The savagery of the natural world, and the reasons for it, was an issue of much contemporary philosophical debate. It was the subject, for example, of an engraving by Kip after Fromart, which appeared as an illustration to Richard Blome’s 1694 English translation of Anthony Le Grand’s An Entire Body of Philosophy, According to the Principles of … Des Cartes. An exposition of Cartesian principles, which viewed the operations of the natural world, and more particularly those of the lesser species, as instinctively mechanistic, it shows a man fleeing from a lion, sheep in terror of a wolf, chickens in fear of a kite and a dove attempting escape from a hawk, ‘All the visible effects of qualities proceeding from a Cause admired, but never known’.6 While certainly owing a great deal to the new science of observation, it is perhaps unlikely that Cradock’s work is a visual representation of the impulsive workings of God’s creatures, informed by a knowledge of natural philosophy. Neither, however, is it a detached, natural scene. As was common in Netherlandish flower paintings, or still life vanitas pieces, Cradock seems to be using the natural world as a moral commentary on human life, the predator and the danger it brings acting as a moral check to the outward harmony and worldly vanity of the scene.
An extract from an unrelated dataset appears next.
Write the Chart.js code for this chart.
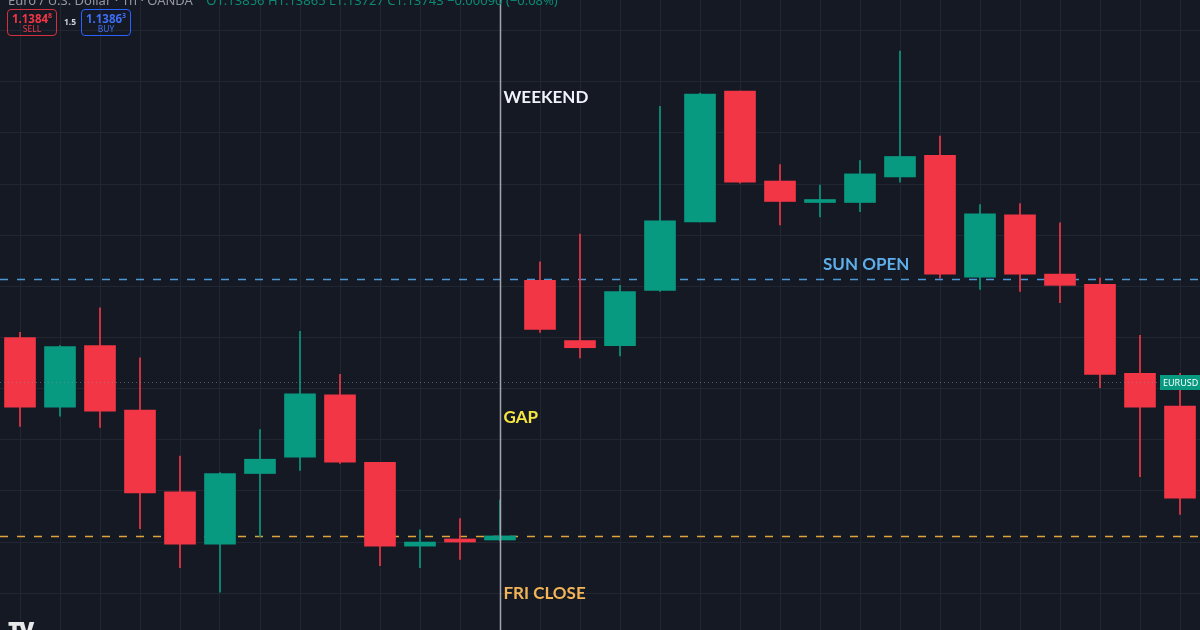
<!DOCTYPE html>
<html>
<head>
<meta charset="utf-8">
<script src="https://cdn.jsdelivr.net/npm/chart.js@4.4.1/dist/chart.umd.min.js"></script>
<style>
  html, body { margin: 0; padding: 0; background: #151924; }
  #wrap { position: relative; width: 1200px; height: 630px; overflow: hidden; background: #151924; font-family: "Noto Sans", Arial, sans-serif; }
  #c { position: absolute; left: 0; top: 0; }
  .hdr { position: absolute; left: 8px; top: -9px; font-size: 13px; color: #9598a1; white-space: nowrap; }
  .hdr .vals { color: #0b8a74; margin-left: 10px; }
  .box { position: absolute; top: 9px; width: 48px; height: 25px; border: 1px solid; border-radius: 4px; text-align: center; line-height: 1; }
  .box .p { font-size: 11.5px; font-weight: bold; margin-top: 2px; }
  .box .p sup { font-size: 7px; }
  .box .t { font-size: 8.5px; margin-top: 1px; }
  .sell { left: 7px; border-color: #d6303f; color: #f23645; }
  .buy { left: 81px; border-color: #2962ff; color: #3d6ef5; }
  .spread { position: absolute; left: 64px; top: 16px; font-size: 8.5px; font-weight: bold; color: #d1d4dc; }
  .logo { position: absolute; left: 8px; top: 614px; font-size: 22px; font-weight: 900; color: #e8e8e8; letter-spacing: -2px; }
</style>
</head>
<body>
<div id="wrap">
  <canvas id="c" width="1200" height="630"></canvas>
  <div class="hdr">Euro / U.S. Dollar · 1h · OANDA <span class="vals">O1.13856 H1.13865 L1.13727 C1.13743 −0.00090 (−0.08%)</span></div>
  <div class="box sell"><div class="p">1.1384<sup>8</sup></div><div class="t">SELL</div></div>
  <div class="spread">1.5</div>
  <div class="box buy"><div class="p">1.1386<sup>3</sup></div><div class="t">BUY</div></div>
  <div class="logo">TV</div>
</div>
<script>
// hourly candles, Friday session then Sunday open
var times = ['Fri 09:00','Fri 10:00','Fri 11:00','Fri 12:00','Fri 13:00','Fri 14:00','Fri 15:00',
             'Fri 16:00','Fri 17:00','Fri 18:00','Fri 19:00','Fri 20:00','Fri 21:00',
             'Sun 21:00','Sun 22:00','Sun 23:00','Mon 00:00','Mon 01:00','Mon 02:00','Mon 03:00',
             'Mon 04:00','Mon 05:00','Mon 06:00','Mon 07:00','Mon 08:00','Mon 09:00','Mon 10:00',
             'Mon 11:00','Mon 12:00','Mon 13:00'];
var opens  = [1.13900,1.13832,1.13892,1.13829,1.13749,1.13698,1.13767,1.13783,1.13844,1.13778,1.13696,1.13703,1.13702,
              1.13956,1.13897,1.13892,1.13946,1.14013,1.14141,1.14053,1.14032,1.14032,1.14057,1.14078,1.13959,1.14020,1.13962,1.13952,1.13865,1.13833];
var highs  = [1.13905,1.13892,1.13929,1.13880,1.13784,1.13768,1.13810,1.13906,1.13864,1.13778,1.13712,1.13723,1.13741,
              1.13974,1.14001,1.13951,1.14126,1.14139,1.14141,1.14069,1.14049,1.14073,1.14180,1.14097,1.14030,1.14031,1.14012,1.13958,1.13902,1.13865];
var lows   = [1.13813,1.13823,1.13812,1.13713,1.13675,1.13651,1.13705,1.13770,1.13777,1.13677,1.13675,1.13683,1.13701,
              1.13905,1.13880,1.13882,1.13945,1.14013,1.14051,1.14010,1.14018,1.14023,1.14052,1.13958,1.13947,1.13945,1.13934,1.13851,1.13764,1.13727];
var closes = [1.13832,1.13891,1.13828,1.13748,1.13698,1.13767,1.13781,1.13845,1.13778,1.13696,1.13700,1.13700,1.13706,
              1.13908,1.13890,1.13945,1.14014,1.14138,1.14052,1.14033,1.14033,1.14060,1.14077,1.13962,1.14021,1.13962,1.13951,1.13864,1.13832,1.13743];

var friClose = 1.13706;
var sunOpen = 1.13957;
var lastPrice = 1.13856;
var sessionBreak = 12;
var gridPrices = [1.1365,1.1370,1.1375,1.1380,1.1385,1.1390,1.1395,1.1400,1.1405,1.1410,1.1415,1.1420];

var UP = '#089981', DOWN = '#f23645';
var colors = opens.map(function (o, i) { return closes[i] >= o ? UP : DOWN; });
var bodies = opens.map(function (o, i) { return [o, closes[i]]; });
var wicks = lows.map(function (l, i) { return [l, highs[i]]; });

function hline(ctx, area, y, color, width, dash) {
  ctx.save();
  ctx.strokeStyle = color;
  ctx.lineWidth = width;
  ctx.setLineDash(dash);
  ctx.beginPath();
  ctx.moveTo(area.left, y);
  ctx.lineTo(area.right, y);
  ctx.stroke();
  ctx.restore();
}

function label(ctx, text, x, y, color) {
  ctx.save();
  ctx.font = 'bold 17px Lato, "Noto Sans", sans-serif';
  ctx.fillStyle = color;
  ctx.textAlign = 'left';
  ctx.textBaseline = 'middle';
  ctx.fillText(text, x, y);
  ctx.restore();
}

var overlay = {
  id: 'overlay',
  beforeDatasetsDraw(chart) {
    var ctx = chart.ctx, a = chart.chartArea, y = chart.scales.y;
    hline(ctx, a, Math.round(y.getPixelForValue(friClose)) + 0.5, '#e0a43c', 1.6, [8, 9]);
    hline(ctx, a, Math.round(y.getPixelForValue(sunOpen)) + 0.5, '#4d97d6', 1.6, [8, 9]);
  },
  afterDatasetsDraw(chart) {
    var ctx = chart.ctx, a = chart.chartArea, x = chart.scales.x, y = chart.scales.y;
    // current price
    var py = Math.round(y.getPixelForValue(lastPrice)) + 0.5;
    ctx.save();
    ctx.strokeStyle = 'rgba(140,144,155,0.55)';
    ctx.lineWidth = 1;
    ctx.setLineDash([1, 3]);
    ctx.beginPath();
    ctx.moveTo(a.left, py);
    ctx.lineTo(a.right - 40, py);
    ctx.stroke();
    ctx.restore();
    // session break
    var sx = Math.round(x.getPixelForValue(sessionBreak)) + 0.5;
    ctx.save();
    ctx.strokeStyle = '#a3a6ae';
    ctx.lineWidth = 1.5;
    ctx.beginPath();
    ctx.moveTo(sx, a.top);
    ctx.lineTo(sx, a.bottom);
    ctx.stroke();
    ctx.restore();
    // annotations
    label(ctx, 'WEEKEND', sx + 3, y.getPixelForValue(1.14135), '#f0f3fa');
    label(ctx, 'GAP', sx + 3, y.getPixelForValue(1.13822), '#f7e640');
    label(ctx, 'FRI CLOSE', sx + 3, y.getPixelForValue(1.13650), '#f2b457');
    label(ctx, 'SUN OPEN', x.getPixelForValue(20) + 3, y.getPixelForValue(1.13971), '#5eaeea');
    // symbol tag
    ctx.save();
    ctx.fillStyle = '#089981';
    ctx.fillRect(a.right - 40, py - 7.5, 40, 15);
    ctx.fillStyle = '#ffffff';
    ctx.font = '9px "Noto Sans", sans-serif';
    ctx.textAlign = 'left';
    ctx.textBaseline = 'middle';
    ctx.fillText('EURUSD', a.right - 37, py + 0.5);
    ctx.restore();
  }
};

new Chart(document.getElementById('c'), {
  type: 'bar',
  data: {
    labels: times,
    datasets: [
      { label: 'wick', data: wicks, backgroundColor: colors, barThickness: 1, grouped: false, order: 2 },
      { label: 'body', data: bodies, backgroundColor: colors, barThickness: 31, minBarLength: 3, grouped: false, order: 1 }
    ]
  },
  options: {
    responsive: false,
    animation: false,
    layout: { padding: 0 },
    plugins: { legend: { display: false }, tooltip: { enabled: false } },
    scales: {
      x: {
        offset: true,
        grid: { color: '#222632', offset: false, drawTicks: false },
        border: { display: false },
        ticks: { display: false },
        afterFit(s) { s.height = 0; }
      },
      y: {
        min: 1.13614,
        max: 1.14230,
        grid: { color: '#222632', drawTicks: false },
        border: { display: false },
        ticks: { display: false },
        afterBuildTicks(s) { s.ticks = gridPrices.map(function (v) { return { value: v }; }); },
        afterFit(s) { s.width = 0; }
      }
    }
  },
  plugins: [overlay]
});
</script>
</body>
</html>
It is not known who commissioned or first owned the picture. In 1994 an engraving of the composition came to light (Joseph Sympson after Cradock, 1742) which was subsequently purchased by the British Museum, to add to the four engravings by Sympson after Cradock already in its collection. The engraving gives the then owner of the picture as Samuel Williams (possibly the Samuel Williams who was Secretary of Jamaica). However, close examination revealed slight differences between it and the Tate painting, mainly in spacing and areas of shading, making it unclear whether it was the Tate version that served as the model for the engraving.